Sizes · the obvious win for BRIN

btree_created      ~1.7 GB
brin_created       ~560 KB    (3000x smaller)
brin_user          ~560 KB    (same shape, different story below)

The size delta alone is the reason BRIN exists. On a hot append-only partition, the B-tree on `created_at` was about 3% the size of the table. The BRIN on the same column was 0.001%. WAL volume on inserts dropped roughly proportionally · which on a busy ingest pipeline is the actual production benefit, not query speed.

Range queries · the case BRIN was built for

A typical query · 'give me the last 6 hours of metrics for a dashboard'.

EXPLAIN (ANALYZE, BUFFERS)
SELECT count(*), avg(value) FROM metrics_p
WHERE created_at >= now() - interval '6 hours';

B-tree:  Bitmap heap scan, 28 ms, ~2.1M rows scanned
BRIN:    Bitmap heap scan, 31 ms, ~2.3M rows scanned (slightly wider page range)

Within ~10% on wall time. Within negligible margin on rows touched. For an index that is 3000x smaller and barely costs anything to maintain, that is the trade we want.

Wider range queries · BRIN catches up further

When the range gets wider (say a 7-day window, returning ~14M rows), the cost is dominated by the heap scan, not the index lookup. BRIN and B-tree converge to within a couple of percent. The B-tree's 'precise' index entries are wasted work · we are going to read most of those pages anyway.

Where BRIN loses · low correlation columns

The same query, but filtering by `user_id` (random UUIDs).

EXPLAIN ANALYZE
SELECT * FROM metrics_p WHERE user_id = '...';

B-tree on user_id:  ~5 ms, 60 rows
BRIN on user_id:    ~3.4 s, 60 rows  (had to scan most of the table)

BRIN does not help when the index column is uncorrelated with physical row order. The summary ranges all overlap the predicate, so the index recommends scanning everything. This is the case people hit, write off BRIN, and never come back. Do not put BRIN on UUIDs, hashes, or anything where the values are scattered across the heap.
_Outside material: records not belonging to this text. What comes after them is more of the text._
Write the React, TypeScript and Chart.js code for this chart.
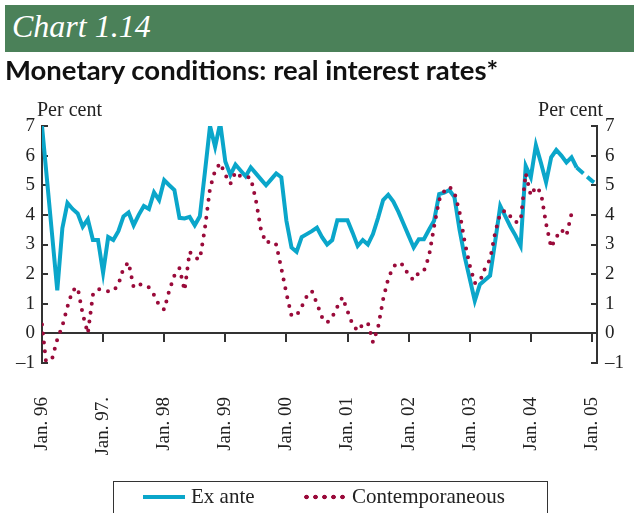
import React, { useEffect, useRef } from 'react';
import { Chart, registerables } from 'chart.js';

Chart.register(...registerables);

// Month index 0 = Jan. 1996
const tickMonths = [0, 12, 24, 36, 48, 60, 72, 84, 96, 108];
const tickLabels = ['Jan. 96', 'Jan. 97.', 'Jan. 98', 'Jan. 99', 'Jan. 00', 'Jan. 01', 'Jan. 02', 'Jan. 03', 'Jan. 04', 'Jan. 05'];
const yTicks = [-1, 0, 1, 2, 3, 4, 5, 6, 7];

// Ex ante real rate, Jan 96 .. Oct 04 (months 0..105)
const exAnte = [
  7.0, 5.15, 3.3, 1.45, 3.55, 4.4, 4.2, 4.05, 3.6, 3.85,
  3.15, 3.15, 2.05, 3.25, 3.15, 3.45, 3.95, 4.08, 3.65, 4.0,
  4.3, 4.2, 4.76, 4.5, 5.17, 5.0, 4.84, 3.9, 3.88, 3.93,
  3.65, 3.95, 5.45, 7.0, 6.3, 7.1, 5.8, 5.35, 5.7, 5.5,
  5.3, 5.6, 5.4, 5.2, 5.0, 5.2, 5.4, 5.27, 3.8, 2.9,
  2.75, 3.25, 3.35, 3.45, 3.57, 3.25, 3.0, 3.15, 3.82, 3.82,
  3.82, 3.4, 2.95, 3.15, 3.0, 3.35, 3.9, 4.5, 4.68, 4.45,
  4.1, 3.7, 3.3, 2.9, 3.18, 3.18, 3.5, 3.8, 4.7, 4.75,
  4.84, 4.6, 3.5, 2.6, 1.85, 1.1, 1.65, 1.8, 1.95, 3.1,
  4.3, 3.95, 3.6, 3.3, 2.95, 5.65, 5.27, 6.35, 5.75, 5.1,
  5.94, 6.19, 6.0, 5.77, 5.94, 5.6,
];
// Ex ante projection, months 105..109
const exAnteProjStart = 105;
const exAnteProjection = [5.6, 5.45, 5.3, 5.15, 5.03];

// Contemporaneous real rate, months 0..104
const contemporaneous = [
  0.3, -1.3, -0.85, -0.2, 0.25, 0.9, 1.45, 1.55, 0.65, 0.0,
  1.3, 1.5, 1.45, 1.42, 1.42, 1.65, 2.2, 2.4, 1.55, 1.65,
  1.65, 1.55, 1.3, 0.95, 0.8, 1.45, 1.95, 2.2, 1.45, 2.75,
  2.55, 2.5, 3.55, 4.9, 5.5, 5.75, 5.35, 5.05, 5.45, 5.3,
  5.3, 5.25, 4.5, 3.5, 3.05, 3.12, 3.0, 2.2, 1.35, 0.6,
  0.6, 0.9, 1.25, 1.43, 1.0, 0.55, 0.36, 0.55, 0.9, 1.22,
  0.75, 0.3, 0.08, 0.3, 0.35, -0.3, 0.2, 1.15, 1.85, 2.25,
  2.4, 2.3, 1.95, 1.8, 2.05, 2.1, 2.6, 3.6, 4.5, 4.8,
  4.95, 4.75, 4.1, 3.1, 2.3, 1.7, 1.75, 2.2, 2.5, 3.4,
  4.05, 4.15, 3.95, 3.75, 3.8, 5.4, 4.65, 4.95, 4.75, 3.7,
  2.9, 3.25, 3.5, 3.3, 4.05,
];

const X_MAX = 109;
const BLUE = '#0aa6ca';
const RED = '#9a0a3a';
const GREEN = '#4b8159';
const AXIS = '#333333';
const SERIF = '"Liberation Serif", "Times New Roman", serif';

const fmtY = (v: number) => (v < 0 ? '\u2013' + Math.abs(v) : String(v));

export default function App() {
  const ref = useRef<HTMLCanvasElement | null>(null);

  useEffect(() => {
    const canvas = ref.current;
    if (!canvas) return;
    const setTicks = (s: any) => {
      s.ticks = tickMonths.map((v) => ({ value: v }));
    };
    const setYTicks = (s: any) => {
      s.ticks = yTicks.map((v) => ({ value: v }));
    };
    const noPad = (s: any) => {
      s.paddingLeft = 0;
      s.paddingRight = 0;
      s.paddingTop = 0;
      s.paddingBottom = 0;
    };
    const tickFont = { family: SERIF, size: 19 };
    const chart = new Chart(canvas, {
      type: 'line',
      data: {
        datasets: [
          {
            label: 'Contemporaneous',
            data: contemporaneous.map((y, i) => ({ x: i, y })),
            borderColor: RED,
            borderWidth: 4,
            borderDash: [0, 9],
            borderCapStyle: 'round',
            pointRadius: 0,
            fill: false,
            tension: 0,
          },
          {
            label: 'Ex ante',
            data: exAnte.map((y, i) => ({ x: i, y })),
            borderColor: BLUE,
            borderWidth: 4,
            pointRadius: 0,
            fill: false,
            tension: 0,
          },
          {
            label: 'Ex ante (projection)',
            data: exAnteProjection.map((y, i) => ({ x: exAnteProjStart + i, y })),
            borderColor: BLUE,
            borderWidth: 4,
            borderDash: [9, 5],
            pointRadius: 0,
            fill: false,
            tension: 0,
          },
        ],
      },
      options: {
        responsive: false,
        animation: false,
        devicePixelRatio: 1,
        layout: { padding: { top: 126, left: 0, right: 0, bottom: 0 } },
        plugins: { legend: { display: false }, tooltip: { enabled: false }, title: { display: false } },
        scales: {
          x: {
            type: 'linear',
            min: 0,
            max: X_MAX,
            afterBuildTicks: setTicks,
            afterFit: (s: any) => {
              s.height = 150;
              noPad(s);
            },
            grid: { display: false, drawTicks: false },
            border: { display: false },
            ticks: {
              autoSkip: false,
              minRotation: 90,
              maxRotation: 90,
              padding: 34,
              font: tickFont,
              color: '#222',
              callback: (_v: any, i: number) => tickLabels[i],
            },
          },
          x2: {
            type: 'linear',
            axis: 'x',
            position: { y: 0 },
            min: 0,
            max: X_MAX,
            afterBuildTicks: setTicks,
            afterFit: noPad,
            grid: { drawOnChartArea: false, tickLength: 8, lineWidth: 2, color: AXIS },
            border: { color: AXIS, width: 2 },
            ticks: { display: false },
          },
          y: {
            position: 'left',
            min: -1,
            max: 7,
            afterBuildTicks: setYTicks,
            afterFit: (s: any) => {
              s.width = 42;
              noPad(s);
            },
            grid: { drawOnChartArea: false, tickLength: -6, lineWidth: 2, color: AXIS },
            border: { color: AXIS, width: 2 },
            ticks: { padding: 13, font: tickFont, color: '#222', callback: (v: any) => fmtY(Number(v)) },
          },
          y2: {
            position: 'right',
            min: -1,
            max: 7,
            afterBuildTicks: setYTicks,
            afterFit: (s: any) => {
              s.width = 37;
              noPad(s);
            },
            grid: { drawOnChartArea: false, tickLength: -6, lineWidth: 2, color: AXIS },
            border: { color: AXIS, width: 2 },
            ticks: { padding: 14, font: tickFont, color: '#222', callback: (v: any) => fmtY(Number(v)) },
          },
        },
      },
    } as any);
    return () => chart.destroy();
  }, []);

  return (
    <div style={{ position: 'absolute', left: 0, top: 0, width: 634, height: 513, overflow: 'hidden', background: '#fff' }}>
      <canvas ref={ref} width={634} height={513} style={{ position: 'absolute', left: 0, top: 0, width: 634, height: 513 }} />
      <div style={{ position: 'absolute', left: 5, top: 5, width: 629, height: 47, background: GREEN }}>
        <span style={{ position: 'absolute', left: 7, top: 3, fontFamily: SERIF, fontStyle: 'italic', fontSize: 32, color: '#fff', whiteSpace: 'nowrap' }}>
          Chart 1.14
        </span>
      </div>
      <div style={{ position: 'absolute', left: 5, top: 53, fontFamily: 'Lato, sans-serif', fontWeight: 'bold', fontSize: 27.5, color: '#111', whiteSpace: 'nowrap' }}>
        Monetary conditions: real interest rates*
      </div>
      <div style={{ position: 'absolute', left: 37, top: 98, fontFamily: SERIF, fontSize: 20, color: '#222', whiteSpace: 'nowrap' }}>Per cent</div>
      <div style={{ position: 'absolute', right: 31, top: 98, fontFamily: SERIF, fontSize: 20, color: '#222', whiteSpace: 'nowrap' }}>Per cent</div>
      <div style={{ position: 'absolute', left: 113, top: 481, width: 435, height: 60, border: '1.5px solid #333', boxSizing: 'border-box' }} />
      <div style={{ position: 'absolute', left: 143, top: 495, width: 42, height: 4, background: BLUE }} />
      <div style={{ position: 'absolute', left: 191, top: 484, fontFamily: SERIF, fontSize: 21, color: '#222', whiteSpace: 'nowrap' }}>Ex ante</div>
      <div
        style={{
          position: 'absolute',
          left: 302,
          top: 494,
          width: 45,
          height: 6,
          background: `radial-gradient(circle, ${RED} 2px, transparent 2.6px) 0 0 / 9px 6px repeat-x`,
        }}
      />
      <div style={{ position: 'absolute', left: 352, top: 484, fontFamily: SERIF, fontSize: 21, color: '#222', whiteSpace: 'nowrap' }}>Contemporaneous</div>
    </div>
  );
}
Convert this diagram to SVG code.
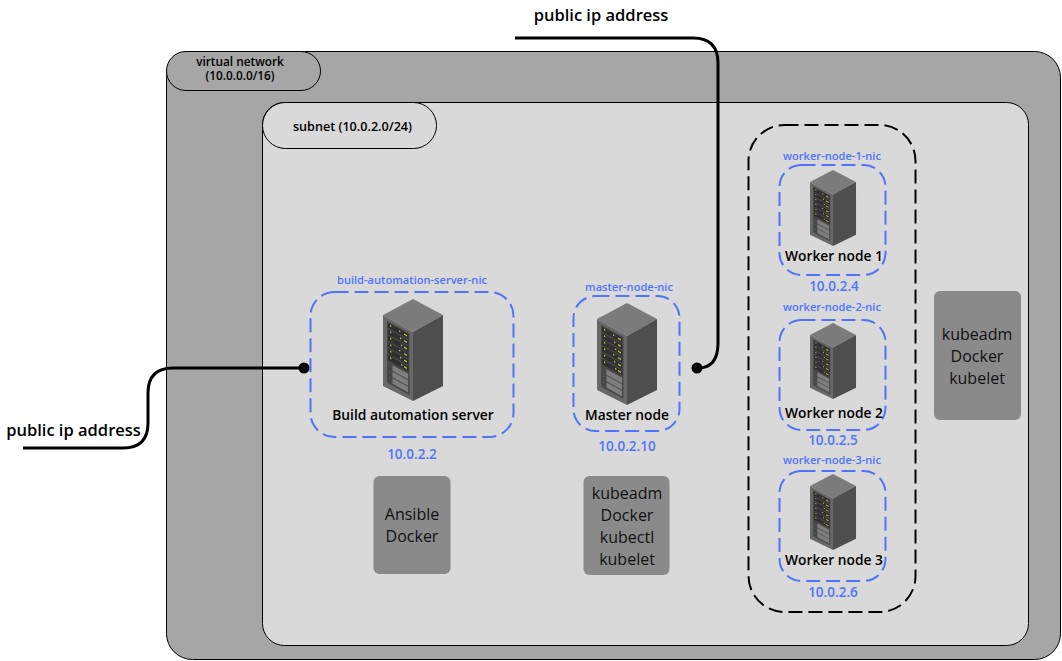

Ingest cost · the silent BRIN win

On a 60M-row insert pass into a daily partition, the B-tree took roughly 11 minutes; with BRIN instead, the same load took under 8 minutes, mostly because BRIN does not have to rebalance pages on every insert. WAL volume dropped 40%. For an ingest pipeline that runs every minute, that is a noticeable reduction in replication lag and backup size, not just a microbenchmark trinket.

When to use which

• BRIN: append-mostly, time-ordered or otherwise physically clustered columns. Audit logs, IoT readings, event tables, partition-time columns.
• BRIN: any column where you mostly run range queries, not point lookups.
• B-tree: anything you point-look up · primary keys, foreign keys, user_id, email.
• B-tree: anything that backs an `ORDER BY` you actually use (BRIN cannot serve sort).
• B-tree: anything with high update churn that breaks physical order over time.

Operational notes

1. Set `pages_per_range` thoughtfully. Default 128 is fine for OLTP-mixed; on a pure ingest table with very narrow ranges, drop to 32.
2. Run `VACUUM` regularly. BRIN summaries are updated by autovacuum; if you turn it off, BRIN gets stale and the planner stops trusting it.
3. Pair BRIN with declarative partitioning. Constraint exclusion plus BRIN inside the partition is the cheapest combo for time-series.
4. Re-summarise after a bulk reload: `SELECT brin_summarize_new_values('brin_created');`
5. Do not mix BRIN with `INCLUDE` columns expecting an index-only scan · BRIN does not support index-only scans the way B-tree does.

BRIN is not a B-tree replacement. It is a different tool for a different shape of data. On the right column it is unbeatable on disk, WAL, and ingest cost while staying within a few percent on read latency. On the wrong column it is an embarrassment. The decision is mechanical · ask 'are values in this column physically ordered?', and if yes, BRIN, otherwise B-tree.